Run PyF2F-Ruler with the example dataset:

  $ conda activate {ENV_NAME}  # Make sure to activate your conda environment
  $ python3 Pyf2f_main.py [PARAMS][OPTIONS]

The example is composed by 21 raw images located in the input/pict_images/ folder.

The results are generated and saved in the output/ folder with different sub-folders:

images: contains the processed images.
spots: contains the data from spot detection on your PICT images.
segmentation: contains the segmented images, masks, and contour images.
results: contains the resulting files from each processing/analysis step
figures: contains HTML and png files to get track of the detected and selected spots for each image, on each step, as well as the distance distribution for each step. It also contains PDF file with the final distance distribution and params estimates (mu and sigma)

Create a directory with the name of your system and the same structure as the example/: add to it the beads images to create the registration map (reg/) and another beads set to test the registration error (reg/). Put your images in the directory called pict_images/.

  $ mkdir my_dir_name
  $ cd my_dir_name
  # Create reg/ and pict_images/ if not there
  $ mkdir reg/
  $ mkdir test/
  $ mkdir pict_images/
  # Move the beads W1.tif and W2.tif to beads/ and your PICT images to pict_images/
  $ mv path/to/beads-set-1/*.tif path/to/my_dir_name/reg/
  $ mv path/to/beads-set-2/*.tif path/to/my_dir_name/test/
  $ mv path/to/pict-images/*.tif path/to/my_dir_name/pict_images/

Run the software with your data using the bash script run_pyf2f.sh :

  $ bash run_pyf2f.sh my_dir

** Check carefully the parameters in the bash script before running it.

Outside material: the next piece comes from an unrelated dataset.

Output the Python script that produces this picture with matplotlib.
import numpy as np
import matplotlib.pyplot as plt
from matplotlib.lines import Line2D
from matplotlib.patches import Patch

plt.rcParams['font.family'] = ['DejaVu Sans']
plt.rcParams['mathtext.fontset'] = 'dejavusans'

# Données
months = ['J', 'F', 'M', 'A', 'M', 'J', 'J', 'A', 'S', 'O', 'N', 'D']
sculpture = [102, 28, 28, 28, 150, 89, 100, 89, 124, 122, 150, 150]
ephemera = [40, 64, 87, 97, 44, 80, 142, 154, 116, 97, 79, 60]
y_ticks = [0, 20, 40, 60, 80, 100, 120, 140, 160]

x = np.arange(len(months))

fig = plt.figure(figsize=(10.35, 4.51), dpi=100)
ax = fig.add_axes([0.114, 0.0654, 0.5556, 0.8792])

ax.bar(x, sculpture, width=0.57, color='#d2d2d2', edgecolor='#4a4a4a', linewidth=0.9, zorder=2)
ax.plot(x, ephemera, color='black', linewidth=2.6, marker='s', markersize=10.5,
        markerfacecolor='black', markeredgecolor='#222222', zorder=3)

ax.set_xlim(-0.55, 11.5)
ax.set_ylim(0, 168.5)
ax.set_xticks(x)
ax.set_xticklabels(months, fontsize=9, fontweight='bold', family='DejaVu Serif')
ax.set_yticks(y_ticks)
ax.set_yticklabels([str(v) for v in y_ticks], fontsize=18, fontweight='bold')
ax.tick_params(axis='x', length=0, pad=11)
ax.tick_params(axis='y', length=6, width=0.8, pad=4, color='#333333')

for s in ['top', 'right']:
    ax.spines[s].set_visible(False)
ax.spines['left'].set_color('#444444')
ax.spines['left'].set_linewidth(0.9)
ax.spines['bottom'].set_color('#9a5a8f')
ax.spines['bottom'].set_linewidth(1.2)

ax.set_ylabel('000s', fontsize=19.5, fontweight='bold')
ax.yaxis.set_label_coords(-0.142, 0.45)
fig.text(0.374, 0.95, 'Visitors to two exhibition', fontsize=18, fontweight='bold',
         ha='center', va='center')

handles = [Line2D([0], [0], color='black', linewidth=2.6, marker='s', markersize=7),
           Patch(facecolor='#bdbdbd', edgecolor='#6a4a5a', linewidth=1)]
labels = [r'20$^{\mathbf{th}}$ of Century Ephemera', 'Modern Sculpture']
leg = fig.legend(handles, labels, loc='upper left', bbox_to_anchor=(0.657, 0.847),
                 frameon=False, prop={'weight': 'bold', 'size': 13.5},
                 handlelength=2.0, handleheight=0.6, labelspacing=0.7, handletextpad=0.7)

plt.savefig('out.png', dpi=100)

You may grab a coffee while waiting for the results :)

Tutorials

In the notebooks directory you will the jupyter-notebooks to run the tutorias for:

Image Registration: PyF2F_image_registration.ipynb

A full explanation of the workflow can be found in the notebook Registration_tutorial_with_test.ipynb

Distance Estimation: PyF2F_Estimate_Distances_Walkthrough.ipynb

You can also run the whole workflow using the Colab notebook called PyF2F_Ruler_Colab.ipynb

Notes

Note 1: Input files (Beads and PICT images)

This program needs an input of bright-field TIFF images (central quadrant, 16-bit) captured as stacks of two channels:

Channel 1: Red channel (W1) --> observing RFP spots.
Channel 2: Green channel (W2) --> observing GFP spots.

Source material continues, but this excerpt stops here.